During World War II, the U.S. Strategic Services published a “Simple Sabotage Manual” for resistance and liberation groups in countries occupied by those who were rounding people up and putting them in camps. I’ve discussed parts of that manual here before in a light-hearted way, noting that its schemes for bureaucratic sabotage were nearly indistinguishable from day-to-day life in many American cubicle farms. That’s still true, but tactics like the following are, nonetheless, an effective means of saving lives and saving humanity in the face of those who want to round people up and put them in camps:
(a) Organizations and Conferences
(1) Insist on doing everything through “channels.” Never permit short-cuts to be taken in order to expedite decisions.
(2) Make “speeches.” Talk as frequently as possible and at great length., Illustrate your points.. by long anecdotes and accounts of personal experiences. Never hesitate to make a few appropriate “patriotic”comments.
(3) When possible, refer all matters to committees for “further study and consideration.” Attempt to make the committees as large as possible – never less than five.
(4) Bring up irrelevant issues as frequently as possible.
(5) Haggle over precise wordings of communications, minutes, resolutions.
(6) Refer back to matters decided upon at the last meeting and attempt to re-open the question of the advisability of that decision,
(7) Advocate “caution.” Be “ureasonable” and urge your fellow-conferees to be “reasonable” and avoid haste which might result in embarrassments or difficulties later on.
(8) Be worried about the propriety of any decision – raise the question of whether such action as is contemplated lies within the jurisdiction of the group or’whether it might conflict with the policy of some higher echelon.
When governments start talking about rounding people up and putting them in camps it is, as Prof.
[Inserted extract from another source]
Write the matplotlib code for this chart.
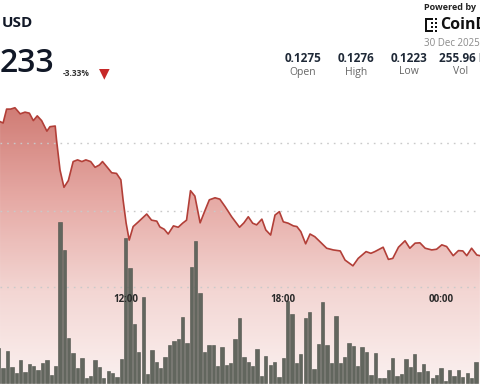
import numpy as np
import matplotlib
matplotlib.use("Agg")
import matplotlib.pyplot as plt
from matplotlib.colors import LinearSegmentedColormap
from matplotlib.patches import Rectangle

# price line (time of day, price)
line_times = [
    "07:13", "07:20", "07:28", "07:37", "07:47", "07:59", "08:10", "08:20", "08:29", "08:38",
    "08:48", "09:00", "09:07", "09:19", "09:22", "09:30", "09:39", "09:49", "10:00", "10:10",
    "10:20", "10:29", "10:40", "10:50", "11:00", "11:07", "11:18", "11:28", "11:39", "11:49",
    "11:54", "12:01", "12:08", "12:17", "12:29", "12:48", "12:59", "13:11", "13:18", "13:28",
    "13:37", "13:49", "14:00", "14:10", "14:19", "14:28", "14:38", "14:50", "15:00", "15:11",
    "15:24", "15:35", "15:47", "16:02", "16:20", "16:30", "16:40", "16:50", "16:59", "17:11",
    "17:20", "17:31", "17:41", "17:51", "18:00", "18:11", "18:23", "18:31", "18:40", "18:51",
    "19:01", "19:12", "19:24", "19:39", "19:54", "20:10", "20:21", "20:39", "20:51", "21:09",
    "21:20", "21:29", "21:48", "22:00", "22:10", "22:23", "22:38", "22:49", "23:01", "23:12",
    "23:24", "23:39", "23:50", "00:02", "00:13", "00:28", "00:40", "00:50", "00:59", "01:10",
    "01:22", "01:29",
]
line_prices = [
    0.12714, 0.12710, 0.12751, 0.12751, 0.12755, 0.12737, 0.12742, 0.12739, 0.12717, 0.12731,
    0.12717, 0.12686, 0.12699, 0.12701, 0.12660, 0.12571, 0.12520, 0.12540, 0.12596, 0.12601,
    0.12596, 0.12601, 0.12596, 0.12579, 0.12586, 0.12596, 0.12579, 0.12563, 0.12561, 0.12542,
    0.12483, 0.12414, 0.12364, 0.12404, 0.12418, 0.12441, 0.12423, 0.12420, 0.12403, 0.12396,
    0.12382, 0.12406, 0.12402, 0.12414, 0.12423, 0.12510, 0.12494, 0.12415, 0.12448, 0.12483,
    0.12489, 0.12485, 0.12463, 0.12433, 0.12402, 0.12415, 0.12433, 0.12414, 0.12409, 0.12426,
    0.12394, 0.12379, 0.12438, 0.12448, 0.12418, 0.12414, 0.12406, 0.12404, 0.12389, 0.12353,
    0.12382, 0.12374, 0.12359, 0.12340, 0.12335, 0.12332, 0.12305, 0.12288, 0.12310, 0.12330,
    0.12325, 0.12330, 0.12343, 0.12307, 0.12310, 0.12343, 0.12362, 0.12340, 0.12355, 0.12356,
    0.12340, 0.12335, 0.12337, 0.12350, 0.12345, 0.12318, 0.12333, 0.12332, 0.12318, 0.12340,
    0.12320, 0.12318,
]

# 10-minute volume bars (millions), first bar at 07:10
vol_start = "07:10"
volumes = [
    2.21, 0.92, 2.00, 1.02, 0.61, 1.42, 0.71, 1.21, 1.06, 0.81,
    1.23, 1.42, 0.50, 1.08, 10.08, 8.31, 2.79, 1.86, 0.92, 1.58,
    0.29, 0.46, 1.44, 1.02, 0.29, 0.75, 0.61, 0.39, 1.52, 9.08,
    7.21, 3.69, 1.96, 5.39, 0.54, 2.06, 1.29, 0.92, 1.61, 2.38,
    2.63, 2.73, 4.11, 2.48, 7.27, 8.88, 5.64, 1.92, 2.38, 2.38,
    1.06, 2.27, 1.13, 1.23, 2.73, 4.04, 1.64, 1.33, 1.08, 2.11,
    0.44, 1.69, 1.13, 1.29, 0.39, 1.54, 5.13, 4.31, 1.23, 1.79,
    4.09, 4.42, 0.86, 2.46, 5.06, 2.39, 1.27, 4.21, 1.23, 1.64,
    2.48, 2.33, 1.06, 2.27, 1.96, 0.50, 1.89, 0.29, 0.29, 0.81,
    1.58, 0.44, 0.56, 1.52, 1.02, 1.79, 0.71, 1.17, 0.77, 0.29,
    0.50, 0.92, 0.14, 0.81, 0.44, 0.81, 0.36, 0.64, 0.29, 1.33,
]

tick_hours = [12, 18, 24]
tick_labels = ["12:00", "18:00", "00:00"]
grid_prices = [0.1265, 0.1245, 0.12225]

pair_label = "USD"
last_price = "233"
change_label = "-3.33%"
stat_values = ["0.1275", "0.1276", "0.1223", "255.96 M"]
stat_names = ["Open", "High", "Low", "Vol"]
date_label = "30 Dec 2025"


def to_hours(s):
    hh, mm = s.split(":")
    h = int(hh) + int(mm) / 60
    if h < 6:
        h += 24
    return h


x_line = np.array([to_hours(t) for t in line_times])
y_line = np.array(line_prices)
assert len(x_line) == len(y_line)
x_bar = to_hours(vol_start) + np.arange(len(volumes)) / 6
vols = np.array(volumes)

W, H = 480, 384
fig = plt.figure(figsize=(W / 100, H / 100), dpi=100)
fig.patch.set_facecolor("white")
plt.rcParams["font.family"] = ["Open Sans", "DejaVu Sans"]

xmin, xmax = 7.215, 25.487
pmin, pmax = 0.119389, 0.130733

ax = fig.add_axes([0, 0, 1, 1])
ax.set_xlim(xmin, xmax)
ax.set_ylim(pmin, pmax)
ax.axis("off")

# gradient under the line
cmap = LinearSegmentedColormap.from_list(
    "fade", ["#fbf1f0", "#f3d6d3", "#e6aaa5", "#d07c75"])
grad = np.linspace(0, 1, 256).reshape(-1, 1)
top = y_line.max()
im = ax.imshow(grad, extent=[xmin, xmax, pmin, top], origin="lower",
               aspect="auto", cmap=cmap, zorder=1)
poly = ax.fill_between(x_line, y_line, pmin, facecolor="none", edgecolor="none")
im.set_clip_path(poly.get_paths()[0], transform=ax.transData)
ax.set_xlim(xmin, xmax)
ax.set_ylim(pmin, pmax)

for g in grid_prices:
    ax.axhline(g, color="#c9c9c9", lw=1.0, ls=(0, (1.2, 3.6)), zorder=2)

ax.plot(x_line, y_line, color="#b23f38", lw=1.2, zorder=5,
        solid_joinstyle="round")

# volume bars
ax2 = ax.twinx()
ax2.set_xlim(xmin, xmax)
ax2.set_ylim(-1 / 16, 383 / 16)
ax2.axis("off")
ax2.bar(x_bar, vols, width=(1 / 6) * 0.76, color="#62665e",
        edgecolor="#4e524b", lw=0.4, zorder=3)

for h, lab in zip(tick_hours, tick_labels):
    ax2.text(h, 1 - 300 / H, lab, transform=ax2.get_xaxis_transform(),
             ha="center", va="center", fontsize=7, fontweight="bold",
             color="#2a2a2a", zorder=10)


# header
def fx(px):
    return px / W


def fy(py):
    return 1 - py / H


fig.text(fx(33), fy(23), pair_label, ha="right", va="center",
         fontsize=11, fontweight="bold", color="#111827")
fig.text(fx(54), fy(63), last_price, ha="right", va="center",
         fontsize=23, fontweight="semibold", color="#111827")
fig.text(fx(63), fy(73), change_label, ha="left", va="center",
         fontsize=6, fontweight="bold", color="#333333")
fig.text(fx(104), fy(73), "\u25BC", ha="center", va="center",
         fontsize=10, color="#c62828", family="DejaVu Sans")

centers = [303, 356, 409, 439]
for i, (v, n) in enumerate(zip(stat_values, stat_names)):
    if i < 3:
        fig.text(fx(centers[i]), fy(58), v, ha="center", va="center",
                 fontsize=8.5, fontweight="bold", color="#1f2937")
        fig.text(fx(centers[i]), fy(72), n, ha="center", va="center",
                 fontsize=7.5, color="#666666")
    else:
        fig.text(fx(centers[i]), fy(58), v, ha="left", va="center",
                 fontsize=8.5, fontweight="bold", color="#1f2937")
        fig.text(fx(461), fy(72), n, ha="center", va="center",
                 fontsize=7.5, color="#666666")

fig.text(fx(424), fy(7), "Powered by", ha="left", va="center",
         fontsize=6.5, fontweight="bold", color="#222222")
fig.text(fx(440), fy(25), "CoinDesk", ha="left", va="center",
         fontsize=11.5, fontweight="bold", color="#111111")
fig.text(fx(424), fy(43), date_label, ha="left", va="center",
         fontsize=7, color="#8a8a8a")

# little logo mark
for (px, py, w, h) in [(425, 18, 2, 14), (425, 18, 8, 2), (425, 30, 8, 2),
                       (431, 22, 2, 2), (435, 22, 2, 2), (431, 26, 2, 2),
                       (435, 26, 2, 2), (435, 18, 2, 2), (435, 30, 2, 2)]:
    fig.add_artist(Rectangle((fx(px), fy(py + h)), w / W, h / H,
                             transform=fig.transFigure, color="#111111", lw=0))

fig.savefig("out.png", dpi=100)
Snyder says, vitally important not to obey in advance.
And when those governments fully embrace tyranny — i.e., when they actually start rounding people up and putting them in camps — it is vitally important not to obey at all.
But you don’t need to tell them this. You can also, like Mel Brooks, “Simply say yes” and then never do it. Or you can learn the dark arts of bureaucratic sabotage and malicious compliance. This stuff has saved lives before, and may have to do so again.